Among the frontrunners for the vice presidency were Gichuru, Ngala, and Daniel arap Moi. A report compiled by the East African Department on the suitability of the three stated: “Gichuru, though still the favourite Kikuyu son, is rather lacking fire.
Moi, though lacking in intelligence and savoir faire, enjoys a reputation as a man of action even if misdirected; while Ngala, though an old opponent, is currying favour and now comes more into the running.” Kenyatta eventually settled on Moi following Njonjo’s advice.
Despite being the vice president, Moi was less and less mentioned as even a compromise successor until later on.
Kenyatta however respected him for his honesty and loyalty.
Sir Erick Norris, who took over as the British High Commissioner, also noted his honesty but greatly doubted his suitability as a successor, stating: “But we know from our own observation as well as from the authoritative word of expatriate advisers who have seen him acting as chairman of various committees that he is mentally very slow and at the same time prone to intractable stubbornness.”
To many educated Kenyans, and forward-looking politicians, Mboya was the ablest politician to take over from Kenyatta.
Among those who held this view was Kenyatta’s niece Beth Mugo (now senator and former MP for Dagoretti South).
In a documented conversation she had with John Lings, the First Secretary at the British High Commission, who described her as a very intelligent lady, she said Mboya was the only politician who had the ability to succeed her uncle, observing that Kenya could not afford to waste such a brilliant mind.
However, this was her personal opinion, which had no influence on the members of the Gatundu group, led by Njonjo, who had side-lined Mboya.
At one point Mboya complained to an American businessman how he was restricted from meeting Kenyatta unless Njonjo was present, the papers reveal.

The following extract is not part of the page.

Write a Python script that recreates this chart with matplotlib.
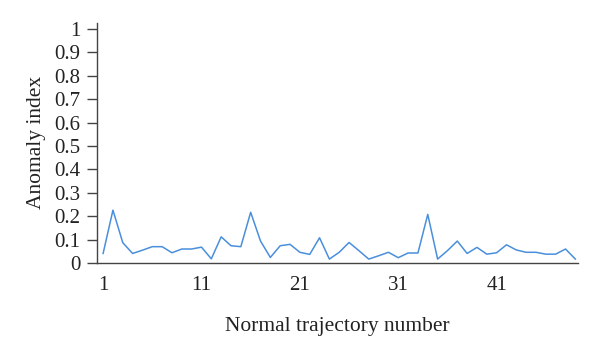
import matplotlib
matplotlib.use("Agg")
import matplotlib.pyplot as plt

trajectory = list(range(1, 50))
anomaly = [
    0.041, 0.226, 0.087, 0.041, 0.055, 0.070, 0.070, 0.044, 0.060, 0.060,
    0.068, 0.018, 0.112, 0.074, 0.070, 0.217, 0.094, 0.024, 0.074, 0.080,
    0.046, 0.037, 0.108, 0.017, 0.046, 0.088, 0.053, 0.017, 0.031, 0.046,
    0.023, 0.043, 0.043, 0.208, 0.017, 0.053, 0.094, 0.041, 0.067, 0.038,
    0.044, 0.078, 0.056, 0.046, 0.046, 0.038, 0.038, 0.060, 0.017,
]
x_ticks = [1, 11, 21, 31, 41]
y_ticks = [0, 0.1, 0.2, 0.3, 0.4, 0.5, 0.6, 0.7, 0.8, 0.9, 1]

plt.rcParams["font.family"] = ["Liberation Serif", "DejaVu Serif"]

fig = plt.figure(figsize=(6, 3.55), dpi=100)
ax = fig.add_axes([0.162, 0.259, 0.801, 0.677])

ax.plot(trajectory, anomaly, color="#4a8fdc", linewidth=1.1)

ax.set_xlim(0.4, 49.25)
ax.set_ylim(0, 1.027)
ax.set_xticks(x_ticks)
ax.set_yticks(y_ticks)
ax.set_yticklabels([f"{v:g}" for v in y_ticks])

for side in ["top", "right"]:
    ax.spines[side].set_visible(False)
for side in ["left", "bottom"]:
    ax.spines[side].set_color("#444444")
    ax.spines[side].set_linewidth(1.0)

ax.tick_params(axis="x", length=0, pad=9, labelsize=15, colors="#222222")
ax.tick_params(axis="y", length=7, width=1.0, color="#444444", pad=5,
               labelsize=15, labelcolor="#222222")

ax.set_xlabel("Normal trajectory number", fontsize=15.5, color="#222222", labelpad=16)
ax.set_ylabel("Anomaly index", fontsize=15.5, color="#222222", labelpad=6)

fig.savefig("out.png", dpi=100)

Instead, the Gatundu group had settled on Moi as a compromise candidate with a misguided assumption that they would one day use him as a stepping stone to the presidency.
The only member of the group whose loyalty was highly doubted, especially by Moi, was Mungai.
He had his own ambitions, which were underlaid by his own belief that he was entitled to succeed Kenyatta by virtue of being his nephew.
The Americans were discreetly working hard to convince him to work with Mboya, and had even undertaken to “subsidise the education of his non-marital teenage daughter who was studying in America”, according to the confidential papers.
On August 8, 1968, Wendell Coote’, the American Charge d’ Affaires, informed Lings that Mungai, with whom he had just held discussions, was now ready to work with Mboya.
Mungai later on informed Major General Bernard Penford, the Chief of Kenya Defence Forces, that he was not backing Moi as a long-term presidential successor but only as an interim president for the 90 days.
So bad was the distrust between Moi and Mungai that when a meeting of a secret committee formed to make contingency arrangements for a state funeral and security in case of Kenyatta’s death was convened on June 19, 1968, Njonjo intentionally stayed away to enable Moi develop confidence in Mungai.
Njonjo’s plan seemed to have worked out well because, after the meeting, Moi allowed Mungai to sit in the National Security Council.
After the passing of constitutional amendments of 1968, and the assassination of Mboya, who was his main rival, very few hurdles stood on Moi’s way to become Kenyatta’s successor.